With this Message House, all spokespeople and creative teams could be briefed about the product launch simply and effectively, enabling a consistent approach across all channels.
I’m obviously a big fan of the Message House but I also sense some limitations with the traditional approach.
For one thing, it tends to build communications from the inside out. It starts with us, what we want to say, the key things that matter from our perspective. The audience doesn’t particularly feature in this structure.
Traditional Message Houses are also built from the top down. We start with the roof and end with the foundations. Apart from the obvious sense that this is an unusual approach to construction, it has always seemed to me to be a less effective way to build good messages.
Finally, the Message House is a useful tool but I’ve always felt there are some elements missing. It tells me the key theme, for example, but not where to start or how to introduce it.
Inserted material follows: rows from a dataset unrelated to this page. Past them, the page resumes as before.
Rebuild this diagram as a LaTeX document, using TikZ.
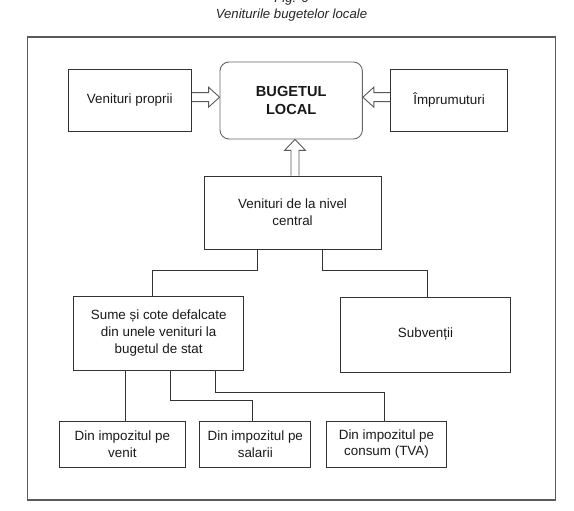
\documentclass[tikz,border=0pt]{standalone}
\usepackage{fontspec}
\setmainfont{Liberation Sans}
\usetikzlibrary{calc}
\definecolor{boxline}{HTML}{333333}
\definecolor{frameline}{HTML}{5A5A5A}
\tikzset{
  box/.style={draw=boxline, line width=0.9pt, align=center, inner sep=2pt,
    font=\fontsize{13.4}{16.8}\selectfont, text=black!90},
  rbox/.style={box, draw=black!60, rounded corners=9pt, font=\fontsize{14.6}{18.5}\selectfont\bfseries},
  conn/.style={draw=boxline, line width=0.9pt},
  harrow/.style={draw=black!65, line width=0.9pt, line join=miter},
  frame/.style={draw=frameline, line width=1.2pt},
  captext/.style={font=\fontsize{13.2}{16.8}\selectfont\itshape, text=black!85, inner sep=0pt}
}
\begin{document}
\begin{tikzpicture}[x=1pt,y=-1pt]
\useasboundingbox (0,0) rectangle (574,511);
% titles
\node[captext, anchor=base] (fig) at (291.5,2.2) {Fig. 6};
\node[captext, anchor=base] (title) at (291.5,19) {Veniturile bugetelor locale};
% outer frame
\draw[frame] (27.3,37) rectangle (555.7,500);
% nodes
\node[box, minimum width=123.5pt, minimum height=62pt] (vp) at (129.8,100) {Venituri proprii};
\node[rbox, minimum width=142.4pt, minimum height=77pt] (bl) at (291.2,100.5) {BUGETUL\\LOCAL};
\node[box, minimum width=116.4pt, minimum height=62pt] (im) at (449.1,100) {Împrumuturi};
\node[box, minimum width=176.8pt, minimum height=73pt] (vc) at (292.6,212.5) {Venituri de la nivel\\central};
\node[box, minimum width=170.2pt, minimum height=74pt] (sc) at (158.7,333) {Sume și cote defalcate\\din unele venituri la\\bugetul de stat};
\node[box, minimum width=170.2pt, minimum height=75pt] (sv) at (425.5,334.5) {Subvenții};
\node[box, minimum width=126.3pt, minimum height=46pt] (d1) at (122.4,444) {Din impozitul pe\\venit};
\node[box, minimum width=110.9pt, minimum height=46pt] (d2) at (255.3,444) {Din impozitul pe\\salarii};
\node[box, minimum width=120.8pt, minimum height=46pt] (d3) at (386.5,444) {Din impozitul pe\\consum (TVA)};
% helper coordinates
\coordinate (ly) at (0,97.2);
\coordinate (ux) at (295,0);
\coordinate (a1) at (257.3,270);
\coordinate (j1) at (152.6,270);
\coordinate (a2) at (322.7,270);
\coordinate (j2) at (427,270);
\coordinate (b1) at (125.2,400);
\coordinate (b2) at (170.2,400);
\coordinate (b2r) at (252.5,400);
\coordinate (b3) at (215.2,392);
\coordinate (b3r) at (384.3,392);
% hollow arrows
\draw[harrow] ($(vp.east|-ly)+(0,-4.5)$) -- ($(bl.west|-ly)+(-11,-4.5)$) -- ($(bl.west|-ly)+(-11,-10)$) -- (bl.west|-ly)
  -- ($(bl.west|-ly)+(-11,10)$) -- ($(bl.west|-ly)+(-11,4.5)$) -- ($(vp.east|-ly)+(0,4.5)$);
\draw[harrow] ($(im.west|-ly)+(0,-4.5)$) -- ($(bl.east|-ly)+(11,-4.5)$) -- ($(bl.east|-ly)+(11,-10)$) -- (bl.east|-ly)
  -- ($(bl.east|-ly)+(11,10)$) -- ($(bl.east|-ly)+(11,4.5)$) -- ($(im.west|-ly)+(0,4.5)$);
\draw[harrow] ($(vc.north-|ux)+(-4,0)$) -- ($(bl.south-|ux)+(-4,11)$) -- ($(bl.south-|ux)+(-10.5,11)$) -- (bl.south-|ux)
  -- ($(bl.south-|ux)+(10.5,11)$) -- ($(bl.south-|ux)+(4,11)$) -- ($(vc.north-|ux)+(4,0)$);
% connectors
\draw[conn] (vc.south-|a1) -- (a1) -- (j1) -- (sc.north-|j1);
\draw[conn] (vc.south-|a2) -- (a2) -- (j2) -- (sv.north-|j2);
\draw[conn] (sc.south-|b1) -- (d1.north-|b1);
\draw[conn] (sc.south-|b2) -- (b2) -- (b2r) -- (d2.north-|b2r);
\draw[conn] (sc.south-|b3) -- (b3) -- (b3r) -- (d3.north-|b3r);
\end{tikzpicture}
\end{document}
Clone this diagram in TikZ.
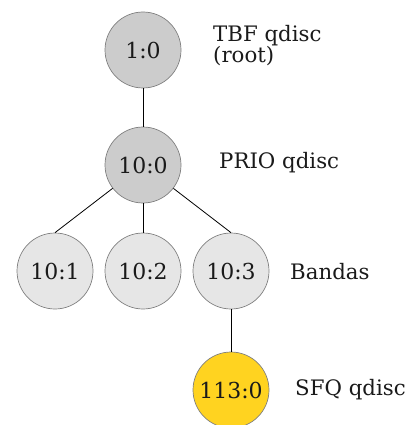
\documentclass[tikz,border=0pt]{standalone}
\usepackage{fontspec}
\setmainfont{DejaVu Serif}
\definecolor{qgray}{HTML}{CCCCCC}
\definecolor{qlight}{HTML}{E6E6E6}
\definecolor{qyellow}{HTML}{FFD320}
\definecolor{qedge}{HTML}{808080}
\definecolor{qtext}{HTML}{1A1A1A}
\begin{document}
\begin{tikzpicture}[x=1pt,y=-1pt,
  class/.style={circle,draw=qedge,line width=0.7pt,minimum size=76pt,inner sep=0pt,
    text=qtext,font=\fontsize{22}{21}\selectfont},
  rootcls/.style={class,fill=qgray},
  band/.style={class,fill=qlight},
  leaf/.style={class,fill=qyellow},
  note/.style={anchor=base west,inner sep=0pt,text=qtext,align=left,
    font=\fontsize{21.3}{21}\selectfont},
  link/.style={draw=black,line width=0.8pt}]
\useasboundingbox (0,0) rectangle (414,425);
% qdisc tree
\node[rootcls] (root) at (143,50) {1:0};
\node[rootcls] (prio) at (143,165) {10:0};
\node[band] (b1) at (55,271) {10:1};
\node[band] (b2) at (143,271) {10:2};
\node[band] (b3) at (231,271) {10:3};
\node[leaf] (sfq) at (231,390) {113:0};
% links between classes
\draw[link] (root) -- (prio);
\draw[link] (prio) -- (b1.north);
\draw[link] (prio) -- (b2);
\draw[link] (prio) -- (b3.north);
\draw[link] (b3) -- (sfq);
% descriptions
\node[note] (lroot) at (213,63) {TBF qdisc\\(root)};
\node[note] (lprio) at (219,168) {PRIO qdisc};
\node[note] (lband) at (290,279) {Bandas};
\node[note] (lsfq) at (295,395) {SFQ qdisc};
\end{tikzpicture}
\end{document}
It also can feel a bit formulaic and compartmentalised, lacking a language that connects all elements.
Over the years, I’ve wanted to make some modifications to the traditional Message House approach. They change not only the way to create a Message House but also what to include in it.
First, step one is to establish the foundations, not the roof. An effective Message House should rest on a shared issue, theme or concern that make our communication relevant to our audience. So to create the foundations, we need to ask the questions “Why should our audience care? What is it that we want to talk about that connects with them and their perspectives?”
This could be an insight or an idea that we have uncovered through research, or something that has originated from the wider culture, news or social media. The key is that it connects what our audience cares about and what we want to communicate.
So in the example of the new mobile phone, the foundation could be built around the insight that consumers today want phones that say something about the sort of person they are: cool, fashion-focused and innovative.
To be clear, this foundation is not necessarily where we would begin our communications. But it is where we begin the process of creating our communications, the first building blocks to a new Message House.
With this foundation, the walls go up next. As with the traditional approach, these are the key arguments and messages you want to deploy, but rather than being evidence for our theme or ‘roof’, they need to be the arguments that most credibly connect us to the founding ideas.
So with our new mobile phone, we could talk about the cool design of the phone, how it includes new innovative technology and how our affordable price makes it accessible to our target audience. Evidence and data should be included here too, as they are often effective ways to build credibility. So we could talk about the design awards the phone has won, how its new power system provides 50% longer battery life, etc.
These walls, you will notice, are not radically different from those created in the traditional approach. But small changes in tone and approach do matter. Rather than making our product messages only fit around our product, we have made them also fit around what people want. Sometimes these two things can be radically different.
Finally, the roof goes on last. The roof is the simple and digestible summary of the key arguments we have created, the sound bite if you like, no longer beginning with us but resting on what we and our audiences both share in common. It goes on last because it can only be properly written at the end, when you have created all the other elements.
Approaching the construction of a Message House this way, starting bottom-up rather than top-down, makes for more credible and relevant Message Houses, and also enables each element to feel more connected.
There are a couple of other features that I would add to our new Message House.
The first is ‘wiring’. One of the flaws with the traditional approach is that it tends to compartmentalise the messages, with the different elements lacking a sense of interconnection. So our new house needs ‘wiring’, that is, words, phrases, images and ideas that sit almost hidden under the surface of the communication but are woven into everything that is said.
In some of the best speeches, for example, you will usually find the repetition of phrases, metaphors or facts. Although these may not directly feature in the traditional Message House, they are an important part of how the messages are communicated. Our new Message House should provide a map of the ‘wires’ so that our communicators know the sort of language and ideas they should be trying to reference throughout.
Finally, our house needs a front door. The traditional Message House approach implies you begin your communications with the ‘roof’. It seems logical in the workshop room, but once in front of a camera, it’s quickly apparent most effective communicators don’t talk like that. They usually start with an anecdote or a story that introduces the idea they want to discuss.
Our ‘front door’ is the way we want people to first experience the Message House. The best ‘front door’ might be a personal anecdote, a quotation or a compelling data point. We should help communicators think about what these could be, so they have an idea of where to begin their communications.
The Message House is a long-standing tool of smart communicators. Its durability is a result of its simplicity and its effectiveness. I am one of its biggest advocates. However I think it is not beyond improvement. With some modifications, hopefully the Message House will remain a core and valuable PR technique for many years to come.